Bagikan:

JAKARTA - Memori hari ini, 15 tahun yang lalu, 24 Mei 2009, pasangan Megawati Soekarnoputri dan Prabowo Subianto mendeklarasikan duet mereka di Tempat Pembuangan Sampah Terpadu (TPST) Bantar Gebang, Bekasi, Jawa Barat. Pemilihan tempat itu sengaja dipilih keduanya sebagai merakyat.

Sebelumnya, Megawati dielukan pembela rakyat kecil. Keyakinan itu didasari oleh kepekaannya yang kerap memihak kepada rakyat kecil. Partai Demokrasi Indonesia Perjuangan (PDIP) pun kecipratan citra sebagai partainya wong cilik.

Perjuangan Soekarno melepas belenggu penjajahan tak terlepas dari keberpihakannya kepada rakyat kecil. Ia rela dipenjara dan diasingkan demi membela rakyat kecil. Semangat itu yang kemudian diadopsi oleh anaknya, Megawati Soekarnoputri.

Megawati kerap berpihak kepada rakyat kecil. PDIP pun dibawanya untuk peduli. Ia tak ingin orang kecil hanya diperalat pemilik modal. Wong cilik harus berdaya. Itulah yang membuat nama Megawati dielu-elukan segenap rakyat Indonesia pada era Orde Baru (Orba).

Megawati Soekarnoputri dan Prabowo Subianto (Antara)

Megawati muncul bak simbol perlawanan rakyat terhadap represifnya Orba. Rakyat kecil mendukung Megawati, begitu pula sebaliknya. Bahkan, berkat dukungan rakyat, Megawati kemudian dapat mencicipi kuasa sebagai Presiden Indonesia.

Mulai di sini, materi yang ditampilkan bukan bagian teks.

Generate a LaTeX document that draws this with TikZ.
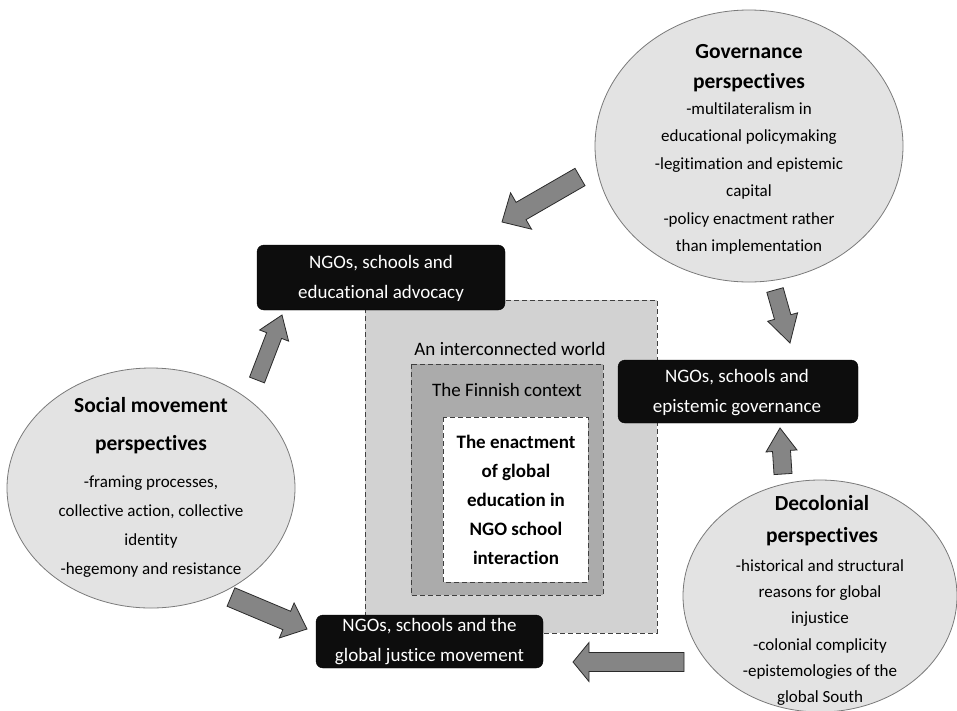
\documentclass[tikz,border=0pt]{standalone}
\usepackage{fontspec}
\setmainfont{Carlito}[Ligatures=NoCommon,RawFeature=-liga]
\usetikzlibrary{calc,shapes.geometric}
\definecolor{ellfill}{HTML}{E3E3E3}
\definecolor{ellline}{HTML}{7A7A7A}
\definecolor{outerfill}{HTML}{D2D2D2}
\definecolor{midfill}{HTML}{ABABAB}
\definecolor{arrfill}{HTML}{858585}
\definecolor{arrline}{HTML}{2A2A2A}
\tikzset{
  persp/.style={ellipse, draw=ellline, line width=0.8pt, fill=ellfill, inner sep=0pt},
  ngobox/.style={rectangle, rounded corners=7pt, fill=black!95, draw=black, inner sep=0pt},
  ngotext/.style={align=center, text=white, font=\fontsize{19}{30}\selectfont, inner sep=0pt},
  ctxbox/.style={draw=black!75, dashed, line width=0.7pt, dash pattern=on 5pt off 3pt},
  ptitle/.style={align=center, font=\fontsize{21.5}{30}\selectfont\bfseries, inner sep=0pt},
  pbody/.style={align=center, font=\fontsize{17}{27.4}\selectfont, inner sep=0pt},
  fatarrowstyle/.style={fill=arrfill, draw=arrline, line width=0.8pt, line join=miter}
}
\newcommand{\fatarrow}[5]{%
  \coordinate (fah) at ($(#2)!#5!(#1)$);
  \path[fatarrowstyle] ($(#1)!#3!90:(#2)$) -- ($(fah)!#3!90:(#2)$) -- ($(fah)!#4!90:(#2)$)
    -- (#2) -- ($(fah)!#4!-90:(#2)$) -- ($(fah)!#3!-90:(#2)$) -- ($(#1)!#3!-90:(#2)$) -- cycle;
}
\begin{document}
\begin{tikzpicture}[x=1pt,y=-1pt]
\clip (0,0) rectangle (957,710);
\fill[white] (0,0) rectangle (957,710);

% context boxes
\path[ctxbox, fill=outerfill] (365,300) rectangle (657,633);
\path[ctxbox, fill=midfill] (411,364) rectangle (603,595);
\path[ctxbox, fill=white] (443,417) rectangle (588,582);
\node[inner sep=0pt, font=\fontsize{19}{24}\selectfont] (world) at (510,349) {An interconnected world};
\node[inner sep=0pt, font=\fontsize{19}{24}\selectfont] (finn) at (507,390) {The Finnish context};
\node[align=center, inner sep=0pt, font=\fontsize{19}{29}\selectfont\bfseries] (core) at (516,500)
  {The enactment\\of global\\education in\\NGO school\\interaction};

% perspective ellipses
\node[persp, minimum width=308pt, minimum height=272pt] (gov) at (749,146) {};
\node[persp, minimum width=288pt, minimum height=240pt] (soc) at (151,488) {};
\node[persp, minimum width=274pt, minimum height=232pt] (dec) at (820,596) {};

\node[ptitle] (govt) at (749,68) {Governance\\perspectives};
\node[pbody] (govb) at (749,178.5) {-multilateralism in\\educational policymaking\\-legitimation and epistemic\\capital\\-policy enactment rather\\than implementation};

\node[ptitle, font=\fontsize{21.5}{38}\selectfont\bfseries] (soct) at (151,426) {Social movement\\perspectives};
\node[pbody, font=\fontsize{17}{29}\selectfont] (socb) at (151,526.5) {-framing processes,\\collective action, collective\\identity\\-hegemony and resistance};

\node[ptitle, font=\fontsize{21.5}{32}\selectfont\bfseries] (dect) at (822,521) {Decolonial\\perspectives};
\node[pbody, font=\fontsize{17}{26.2}\selectfont] (decb) at (820,632.5) {-historical and structural\\reasons for global\\injustice\\-colonial complicity\\-epistemologies of the\\global South};

% NGO boxes
\node[ngobox, minimum width=248pt, minimum height=65pt] (adv) at (381,277.5) {};
\node[ngotext] (advt) at (381,278) {NGOs, schools and\\educational advocacy};
\node[ngobox, minimum width=240pt, minimum height=63pt] (epi) at (738,391.5) {};
\node[ngotext] (epit) at (737,393) {NGOs, schools and\\epistemic governance};
\node[ngobox, minimum width=227pt, minimum height=53pt] (gj) at (429.5,641.5) {};
\node[ngotext] (gjt) at (429.5,642) {NGOs, schools and the\\global justice movement};

% arrow end points
\coordinate (a1s) at (580,177); \coordinate (a1e) at (502,222);
\coordinate (a2s) at (775,290); \coordinate (a2e) at (790,343);
\coordinate (a3s) at (257,380); \coordinate (a3e) at (282,315);
\coordinate (a4s) at (231,597); \coordinate (a4e) at (307,629);
\coordinate (a5s) at (783,474); \coordinate (a5e) at (780,428);
\coordinate (a6s) at (684,662); \coordinate (a6e) at (573,662);

\fatarrow{a1s}{a1e}{10pt}{21pt}{22pt}
\fatarrow{a2s}{a2e}{8.5pt}{15.5pt}{27pt}
\fatarrow{a3s}{a3e}{8pt}{15.5pt}{22pt}
\fatarrow{a4s}{a4e}{10pt}{19pt}{22pt}
\fatarrow{a5s}{a5e}{9pt}{15.5pt}{23pt}
\fatarrow{a6s}{a6e}{9.5pt}{19.5pt}{16pt}
\end{tikzpicture}
\end{document}
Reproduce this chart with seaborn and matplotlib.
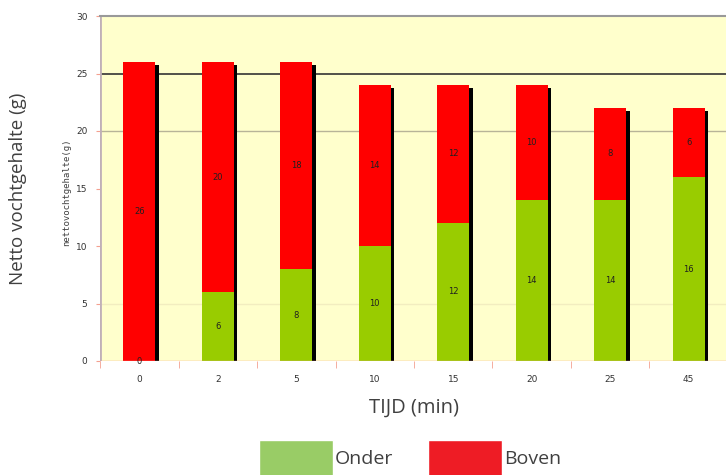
import matplotlib
matplotlib.use('Agg')
import matplotlib.pyplot as plt
import matplotlib.patheffects as pe
from matplotlib.patches import Patch
import numpy as np
import pandas as pd
import seaborn as sb

# netto vochtgehalte per tijdstip
tijd = ['0', '2', '5', '10', '15', '20', '25', '45']
onder = [0, 6, 8, 10, 12, 14, 14, 16]
boven = [26, 20, 18, 14, 12, 10, 8, 6]

green = '#99CC00'
red = '#FF0000'
tick_col = '#F4A090'

df = pd.DataFrame({'tijd': tijd, 'onder': onder, 'boven': boven})
df['totaal'] = df['onder'] + df['boven']

sb.set_style('white')
plt.rcParams['font.family'] = ['Open Sans', 'DejaVu Sans']

fig = plt.figure(figsize=(7.26, 4.75), dpi=100)
ax = fig.add_axes([100/726, 1 - 361/475, 628/726, 345/475])
ax.set_facecolor('#FFFFCC')

# stacked: first the total (red), then onder (green) on top of it
sb.barplot(data=df, x='tijd', y='totaal', order=tijd, color=red, width=0.41,
           saturation=1, linewidth=0, ax=ax, zorder=3)
for p in ax.patches:
    p.set_path_effects([pe.SimplePatchShadow(offset=(2.5, -2.5), shadow_rgbFace='black', alpha=1),
                        pe.Normal()])
sb.barplot(data=df, x='tijd', y='onder', order=tijd, color=green, width=0.41,
           saturation=1, linewidth=0, ax=ax, zorder=4)

# value labels
for i in range(len(tijd)):
    ax.text(i, onder[i] / 2, str(onder[i]), ha='center', va='center',
            fontsize=6, family='DejaVu Sans', color='#202020', zorder=6)
    ax.text(i, onder[i] + boven[i] / 2, str(boven[i]), ha='center', va='center',
            fontsize=6, family='DejaVu Sans', color='#202020', zorder=6)

ax.set_ylim(0, 30)
ax.set_xlim(-0.5, len(tijd) - 0.5)
ax.set_yticks([0, 5, 10, 15, 20, 25, 30])

# gridlines
ax.axhline(25, color='#333333', lw=1.2, zorder=1)
ax.axhline(20, color='#B8B498', lw=1, zorder=1)
ax.axhline(5, color='#F2EDC0', lw=1, zorder=1)

for s in ['right', 'bottom', 'left']:
    ax.spines[s].set_visible(False)
ax.spines['top'].set_color('#999999')
ax.spines['top'].set_linewidth(1.5)
ax.axvline(-0.5, color='#C0B0B8', lw=2, zorder=2)
ax.axhline(0, color=tick_col, lw=1, zorder=5)

ax.set_xticks(np.arange(-0.5, len(tijd)), minor=True)
ax.tick_params(axis='x', which='major', length=0, labelsize=6.5, labelcolor='#333333', pad=10)
ax.tick_params(axis='x', which='minor', length=5, color=tick_col, direction='out', bottom=True)
ax.tick_params(axis='y', length=3, color=tick_col, direction='out', labelsize=6.5,
               labelcolor='#333333', left=True, pad=6)
for lab in ax.get_xticklabels() + ax.get_yticklabels():
    lab.set_family('DejaVu Sans')

ax.set_xlabel('TIJD (min)', fontsize=14.5, color='#404040', labelpad=10)
ax.set_ylabel('Netto vochtgehalte (g)', fontsize=13.5, color='#404040', labelpad=35)
fig.text(67/726, 1 - 192/475, 'nettovochtgehalte(g)', rotation=90, ha='center', va='center',
         fontsize=6.5, family='DejaVu Sans Mono', color='#404040')

handles = [Patch(facecolor='#99CC66', label='Onder'), Patch(facecolor='#EE1C25', label='Boven')]
fig.legend(handles=handles, loc='lower center', bbox_to_anchor=(0.565, -0.038), ncol=2,
           frameon=False, fontsize=14, handlelength=3.8, handleheight=2.4,
           handletextpad=0.1, columnspacing=1.8, labelcolor='#404040')

fig.savefig('out.png', dpi=100)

Alhasil, PDIP kecipratan berkah. Partai yang sempat digembosi oleh Orba itu dikenang sebagai partainya rakyat kecil. Semuanya terbukti dari kebanyakan calon-calon pejabat yang diorbit PDIP berasal dari kalangan rakyat kecil. Bukan cuma didominasi oleh keluarga kaum bermodal atau titipan asing.

“Ahli Politik, Cornelis Lay menerjemahkan ideologi marhaenisme milik Bung Karno bagi PDIP. Ketika partai dan pejabat pada umumnya menempatkan diri sebagai sinterklas yang siap menebarkan material dan proyek untuk membantu wong cilik, dan masih memberlakukan politik dinasti dan hegemoni elite, PDI-P justru memunculkan aksi politik di mana orang kecil pun diusulkan jadi pengelola negara/ jadi caleg/cabup/cawabup /cawal/cawawal/dll.”

“Akhirnya orang-orang kecil bisa jadi pejabat publik lewat PDIP, misalnya Jokowi. Ada pedagang bisa jadi DPR, ada tukang parkir bisa jadi kepala daerah, dll. Itu tradisi baru yang dimulai PDIP. Tradisi itu pun ditiru semua parpol. Akhirnya wajah (dinasti) yang mengandalkan nama orang tua dan keturunannya jadi tumbang di TPS. Nama-nama baru dari orang kecil justru bermunculan jadi pejabat publik,” ungkap Anthony Tonggo dalam buku Tokoh-Tokoh Inspiratif Dari NTT (2021).

Citra Megawati sebagai pembela wong cilik tak lantas luntur ketika ia tak lagi menjabat sebagai orang nomor satu Indonesia. Keberpihakannya kepada rakyat kecil pun tetap sama. Megawati pun menunjukkan hal itu kala dirinya berambisi kembali mencalonkan diri sebagai Presiden Indonesia pada Pilpres 2009.

Prabowo Subianto saat bertamu ke kediaman Megawati Soekarnoputri di Jl. Teuku Umar, Jakarta Pusat pada Rabu 24 Juli 2019. (Antara/Puspa Perwitasari)

Ambisi itu diperlihatkannya dengan menggandeng Prabowo Subianto sebagai pasangannya. Keduanya kemudian memilih TPST Bantar Gebang sebagai pusat acara deklarasi pada 24 Mei 2009. Pemilihan Bantar Gebang tampaknya disengaja sebagai bentuk simbol Megawati tak pernah melupakan rakyat kecil.

“Minggu, 24 Mei 2008 Megawati dan Prabowo mendeklarasikan duet calon presiden dan calon wakil presiden dalam suatu upacara cukup meriah di tempat pembuangan sampah terpadu Bantar Gebang, Kota Bekasi. Sebuah simbol ‘kere’ suatu simbol bahwa kedua pemimpin ini siap berjuang untuk menaikkan harkat dan martabat orang-orang miskin yang selama ini tertindas oleh kekuatan asing dan konglomerat,” terang Tjipta Lesmana dalam buku Bola Politik dan Politik Bola (2013).